One should keep in mind, though, that Burckhardt’s aesthetic developed early.  Even before he met Denby, while still in Europe, he took photographs that are surprising in their simultaneous clarity and informality.  In New York, Burckhardt found his ultimate setting, and his trips to Haiti, Naples, and Morocco, for all the empathy and understanding they show of their subjects, can be seen as post-New York, in the sense that it was in New York that Burckhardt learned to see, and to be free.  Finally free from the social constraints that weighed so heavily on him in Europe, he could now mingle with the crowd, be accepted as an anonymous part of it.  He could observe and take in the skyscraper’s sense of scale.

Another comparison could be made to Merce Cunningham’s choreography of the 1950s, in some of which he wanted his dancers to interact much as pedestrians would on a New York sidewalk at rush hour, just conscious enough of each other to avoid collision.  Burckhardt recorded similar interactions with his camera, but we should note that he began his studies in the late 1930s, when he was in his early 20s.  These close-up views of crowds or storefronts, some of them radically cropped to reveal only the hems and cuffs and footwear of midtown walkers, were unique at a time when photography usually opted either for the formal or the social.  Burckhardt’s photos were neither, and they remained so.  They are exquisitely composed pictures, beyond the reach of Cartier-Bresson in terms of depth of plane, yet they come about their pleasures casually .  They reveal rich layers of social interaction in a daunting variety of locales and show things as they are on an average day .  There is never a hint of preaching;    Burckhardt was likely to depict someone who could be considered part of an underclass not as suffering but as supremely beautiful.

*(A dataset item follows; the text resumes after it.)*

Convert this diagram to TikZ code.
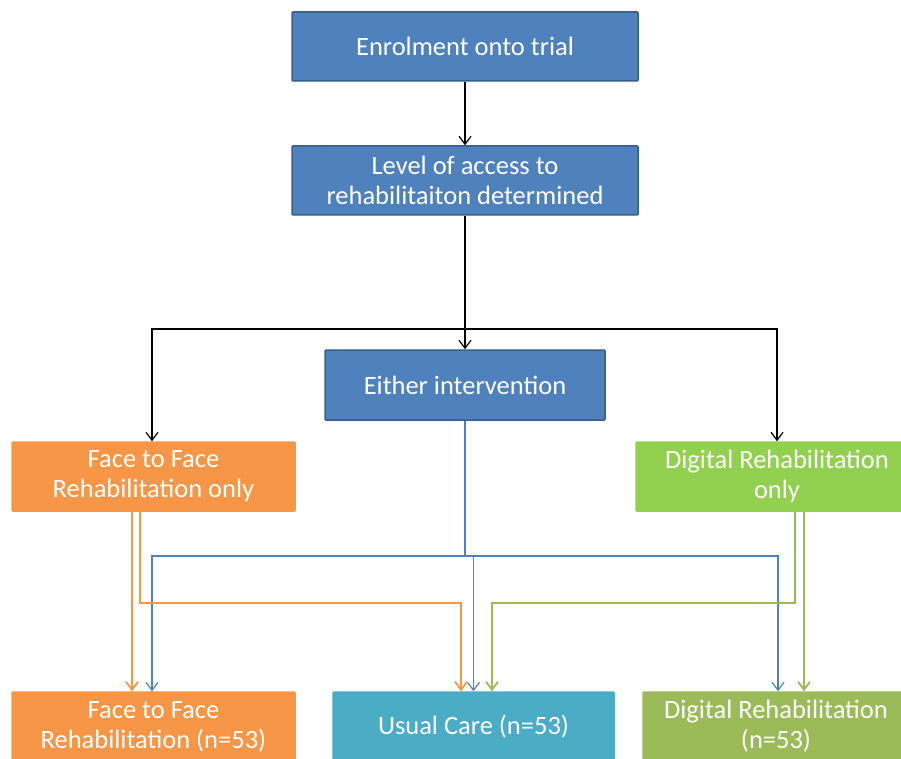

Burckhardt’s photography changed over the years.  In the 1960s, he devoted much of his energy to filmmaking; when he re-devoted his full energy to photography, in the 1970s, his informalism took on more panache.  His young couples on the street or in the subway could often be out of focus, their blurs lightly suggesting the speed of their walking, but also indicating Burckhardt’s fearlessness in the face of the belief that focus is the same thing as quality.  One often finds in artists a growing freedom with age; they discover that they have the ability to convey more with a rapid brushstroke or photographic composition than they once could with carefully rendered details.

In Burckhardt’s photographs of the 1970s to 1990s, I find parallels to work of photographers much younger than he.  The informal styles of photographers such as Nan Goldin, Jack Pierson, and Wolfgang Tillmans were presaged by work by Rudy Burckhardt, though they may not have known it.  These younger artists share with Burckhardt a romance with the big city and a fascination with casual sexuality.  These photographers are rightly recognized as innovative for having moved away from the strictures set down for modern photography.  Burckhardt, too, was never comfortable with those strictures; his life and work show his devotion to living apart from them.